Nick HarteNick Harte, product management commercial director at iSoft (pictured right), says the systems being delivered into the five clusters of the English NHS National Programme are all “interchangeable”, thanks to Connecting for Health’s decision to adopt a Service Orientated Architecture based around the spine services.

Harte, who led the development of iSoft’s Lorenzo product, said that this approach, combined with mandating of tough standards, means that iSoft could in theory now deliver elements of its software the South and London, with Cerner potentially doing the same into the three clusters iSoft software has been chosen for.

He pointed to the ‘iSoft seven’ – the seven NHS trusts outside in London and South which have been granted a dispensation to stick with iSoft for the time being – as an early example of this in action.
 
Speaking at a recent European E-Health Conference in Berlin Harte said the decision had been taken by CfH to begin by first replacing NHS organisation’s core patient administration systems – a task he described as extremely challenging. “We had to replace the engines while in flight”.  

He told the audience that “the National Programme had wanted a very, very aggressive timetable”. Despite the initial pain he said the NHS National Programme for IT (NPfIT) had taken the right route in mandating tough standards and adopting a Service Orientated Architecture (SOA), the benefits of which were now being seen.

Outlining the scale of the challenge faced in, the North-west West Midlands, one of five clusters for the English NPfIT programme, he said: “In one region we’re having to replace 15,000 systems.”

He said that meeting the demands of the programme has proved too much for some companies. “There have been some changes to the major players. This is to be expected. IDX [now part of GE] struggled to meet the standards imposed upon them and were replaced.”

Despite these difficulties Harte said that in about 70 acute, mental health and community trusts the main existing PAS system had been replaced to date. “We’re now working on layering on the clinical functionality,” said the iSoft director.

Through its national procurement, NPfIT had “defined standards and demanded ruthless adherence to them.”

Harte stressed this ruthless standardisation included prohibiting local NHS trusts from selecting their own systems “It doesn’t allow individual trusts to do their own procurements.”

Referring to the way IT systems had previously been bought by NHS organisations he said: “Because the way we purchased and procured systems was never going to support the patient journey.” In the old world of local NHS IT procurements, he said “requirements for an integrated architecture were always an afterthought.”

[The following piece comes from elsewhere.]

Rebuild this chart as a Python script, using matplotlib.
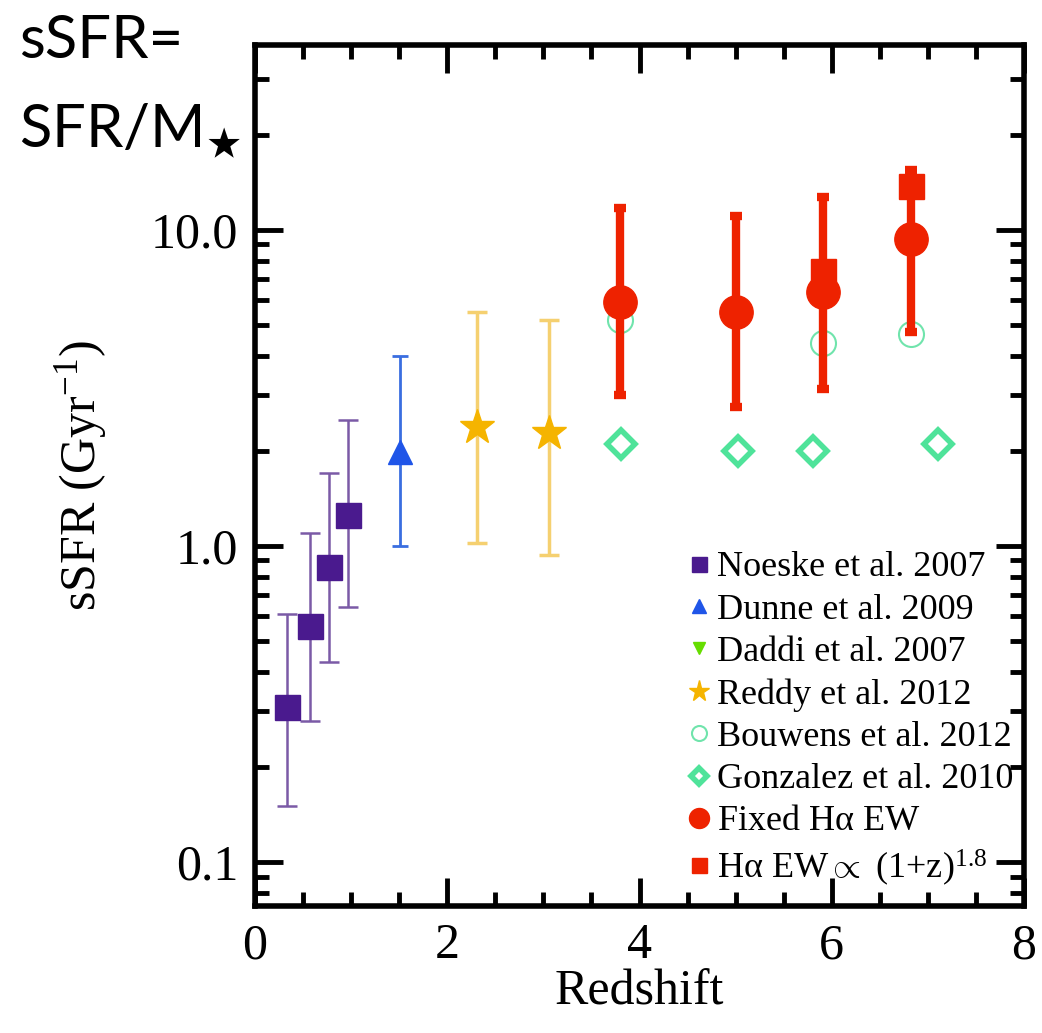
import numpy as np
import matplotlib
matplotlib.use("Agg")
import matplotlib.pyplot as plt
from matplotlib.ticker import FixedLocator, NullFormatter, MultipleLocator

# Noeske et al. 2007
noeske_z = [0.33, 0.57, 0.77, 0.97]
noeske_s = [0.31, 0.56, 0.86, 1.25]
noeske_lo = [0.15, 0.28, 0.43, 0.64]
noeske_hi = [0.61, 1.10, 1.70, 2.50]

# Dunne et al. 2009
dunne_z = [1.51]
dunne_s = [1.98]
dunne_lo = [1.0]
dunne_hi = [4.0]

# Reddy et al. 2012
reddy_z = [2.31, 3.06]
reddy_s = [2.38, 2.28]
reddy_lo = [1.02, 0.94]
reddy_hi = [5.5, 5.2]

# Bouwens et al. 2012
bouwens_z = [3.80, 5.91, 6.82]
bouwens_s = [5.2, 4.4, 4.7]

# Gonzalez et al. 2010
gonz_z = [3.81, 5.02, 5.81, 7.11]
gonz_s = [2.1, 2.0, 2.0, 2.1]

# Fixed Halpha EW
fixed_z = [3.80, 5.00, 5.91, 6.82]
fixed_s = [5.9, 5.5, 6.35, 9.4]
fixed_lo = [3.0, 2.75, 3.14, 4.75]
fixed_hi = [11.7, 11.1, 12.7, 15.5]

# Halpha EW ~ (1+z)^1.8
evol_z = [5.91, 6.82]
evol_s = [7.4, 13.8]

def yerr(s, lo, hi):
    s = np.array(s); return [s - np.array(lo), np.array(hi) - s]

plt.rcParams['font.family'] = ['Liberation Serif', 'DejaVu Serif']
plt.rcParams['mathtext.fontset'] = 'custom'
plt.rcParams['mathtext.rm'] = 'Liberation Serif'
plt.rcParams['mathtext.it'] = 'Liberation Serif'
fig = plt.figure(figsize=(10.42, 10.33), dpi=100)
ax = fig.add_axes([255/1042, 1 - 906/1033, (1024-255)/1042, (906-45)/1033])

ax.errorbar(noeske_z, noeske_s, yerr=yerr(noeske_s, noeske_lo, noeske_hi), fmt='none',
            ecolor='#7b5aa6', elinewidth=1.8, capsize=7, capthick=1.8)
ax.plot(noeske_z, noeske_s, 's', color='#4a1a8e', ms=18, label='Noeske et al. 2007')

ax.errorbar(dunne_z, dunne_s, yerr=yerr(dunne_s, dunne_lo, dunne_hi), fmt='none',
            ecolor='#3a6ee0', elinewidth=2, capsize=6, capthick=2)
ax.plot(dunne_z, dunne_s, '^', color='#1f55e8', ms=17, label='Dunne et al. 2009')

ax.plot([], [], 'v', color='#66dd00', ms=14, label='Daddi et al. 2007')

ax.errorbar(reddy_z, reddy_s, yerr=yerr(reddy_s, reddy_lo, reddy_hi), fmt='none',
            ecolor='#f5d070', elinewidth=2.5, capsize=7, capthick=2.5)
ax.plot(reddy_z, reddy_s, '*', color='#f5b400', ms=26, label='Reddy et al. 2012')

ax.plot(bouwens_z, bouwens_s, 'o', mfc='none', mec='#70e4ac', mew=1.5, ms=18,
        label='Bouwens et al. 2012')
ax.plot(gonz_z, gonz_s, 'D', mfc='white', mec='#4fe39a', mew=4, ms=14,
        label='Gonzalez et al. 2010')

ax.errorbar(fixed_z, fixed_s, yerr=yerr(fixed_s, fixed_lo, fixed_hi), fmt='none',
            ecolor='#ee2200', elinewidth=6, capsize=4, capthick=6)
ax.plot(fixed_z, fixed_s, 'o', color='#ee2200', ms=24, label=r'Fixed H$\alpha$ EW')
ax.plot(evol_z, evol_s, 's', color='#ee2200', ms=18, label=r'H$\alpha$ EW$\propto$ (1+z)$^{1.8}$')

ax.set_yscale('log')
ax.set_xlim(0, 8)
ax.set_ylim(0.0726, 38.5)
ax.xaxis.set_major_locator(MultipleLocator(2))
ax.xaxis.set_minor_locator(MultipleLocator(0.5))
ax.yaxis.set_major_locator(FixedLocator([0.1, 1.0, 10.0]))
ax.set_yticklabels(['0.1', '1.0', '10.0'])
ax.yaxis.set_minor_formatter(NullFormatter())
ax.tick_params(which='both', direction='in', top=True, right=True, labelsize=36, width=3.5)
ax.tick_params(which='major', length=20, pad=12)
ax.tick_params(which='minor', length=10)
for sp in ax.spines.values():
    sp.set_linewidth(4)

ax.set_xlabel('Redshift', fontsize=36, labelpad=0)
ax.set_ylabel(r'sSFR (Gyr$^{{-}1}$)', fontsize=36, labelpad=30)

leg = ax.legend(loc='lower right', frameon=False, fontsize=26, handletextpad=0.1,
                handlelength=0.8, labelspacing=0.25, borderaxespad=0.1, markerscale=0.6,
                bbox_to_anchor=(1.01, 0.0))

fig.text(0.018, 0.96, 'sSFR=', fontsize=43, family=['Lato', 'DejaVu Sans'], va='center')
fig.text(0.018, 0.874, r'SFR/M$_\bigstar$', fontsize=43, family=['Lato', 'DejaVu Sans'], va='center')

fig.savefig('out.png', dpi=100)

But with an SOA and the national core systems now in place he said that the national programme was being made more locally responsive, with a local ownership programme now being introduced. “It will be possible for local SHAs to determine what systems they want, or at least what order they come in.”

Harte said that, with standards and core national infrastructure now in place, the additional supplier procurement was a “logical next step”, which he described as a “vindication” of Connecting for Health’s approach.

He acknowledged that clinical buy-in had been a problem though and said “The first three years of the programme have been about getting clinical engagement.”

The iSoft director said that one of the critical key decisions taken by the national programme was to define and adopt an SOA for healthcare, comprising centrally-provided national services – the spine ‘business services’. These include patient ID, security and authentication which can then be utilised by interoperable administrative and clinical applications.

The introduction of new national systems based on an SOA had brought fundamental changes, he added. “We’ve changed the focus nationally to a secure central repository of data. We’ve done this through secure role-based access, which is relatively unsophisticated so far but will grow over time.” The next step he said was the “introduction of legitimate relationships”.

He said an SOA was the only way to deliver the ambitions and scale required by the programme. “A Service Orientated Architecture recognises that no one company has the solution.”

“Interoperability is the key,” said the iSoft director. “All the elements of the solution being put in are ‘interchangeable.’ We could deliver aspects in once cluster and vice versa.”

Harte added that by providing core services centrally, which a small number of standardised applications can then access, it “enables organisations to focus on workflow and care configuration”.

A further advantage of the SOA model, he added, was that it provided the means to break down boundaries between organisations. “It does this by providing business services. It doesn’t matter where you get these services as long as it fits into the architecture.”

He explained that the SOA model with health applications using common business services, “Will always respond to end users in the same way, allowing users to move from organisation to organisation without having to re-learn systems.”

Identifying the key lessons that others could learn from the programme he cited the need for a SOA model to deliver at scale, providing the core infrastructure and business services “you can then plug in around the periphery.”

He also urged others not to try and develop and deliver software simultaneously. “Don’t mix development with delivery – there are already a lot of good things out there today.”